Reasoning Models Generate Societies of Thought
Junsol Kim, Shiyang Lai, Nino Scherrer, Blaise Agüera y Arcas, James Evans
TL;DR
The paper demonstrates that advanced reasoning models organize internal thought as a 'society of thought'—a structured, multi-voice dialogue with diverse personalities and expertise. This social-like organization correlates with higher reasoning accuracy, is measurable via conversational behaviours and socio-emotional roles, and can be causally enhanced through steering of specific internal features. Reinforcement learning experiments show that conversational scaffolding accelerates the emergence of reasoning strategies and enables cross-domain transfer, suggesting a general principle: diversity and structured interaction among internal voices accelerates problem solving. Together, these findings point to a computational parallel to human collective intelligence and motivate new architectural and training strategies that harness internal diversity to improve AI reasoning and generalization.
Abstract
Large language models have achieved remarkable capabilities across domains, yet mechanisms underlying sophisticated reasoning remain elusive. Recent reasoning models outperform comparable instruction-tuned models on complex cognitive tasks, attributed to extended computation through longer chains of thought. Here we show that enhanced reasoning emerges not from extended computation alone, but from simulating multi-agent-like interactions -- a society of thought -- which enables diversification and debate among internal cognitive perspectives characterized by distinct personality traits and domain expertise. Through quantitative analysis and mechanistic interpretability methods applied to reasoning traces, we find that reasoning models like DeepSeek-R1 and QwQ-32B exhibit much greater perspective diversity than instruction-tuned models, activating broader conflict between heterogeneous personality- and expertise-related features during reasoning. This multi-agent structure manifests in conversational behaviors, including question-answering, perspective shifts, and the reconciliation of conflicting views, and in socio-emotional roles that characterize sharp back-and-forth conversations, together accounting for the accuracy advantage in reasoning tasks.
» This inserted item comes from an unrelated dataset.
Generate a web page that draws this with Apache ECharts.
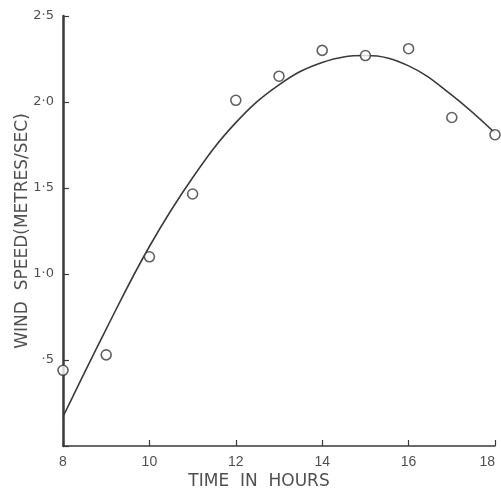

Controlled reinforcement learning experiments reveal that base models increase conversational behaviors when rewarded solely for reasoning accuracy, and fine-tuning models with conversational scaffolding accelerates reasoning improvement over base models. These findings indicate that the social organization of thought enables effective exploration of solution spaces. We suggest that reasoning models establish a computational parallel to collective intelligence in human groups, where diversity enables superior problem-solving when systematically structured, which suggests new opportunities for agent organization to harness the wisdom of crowds.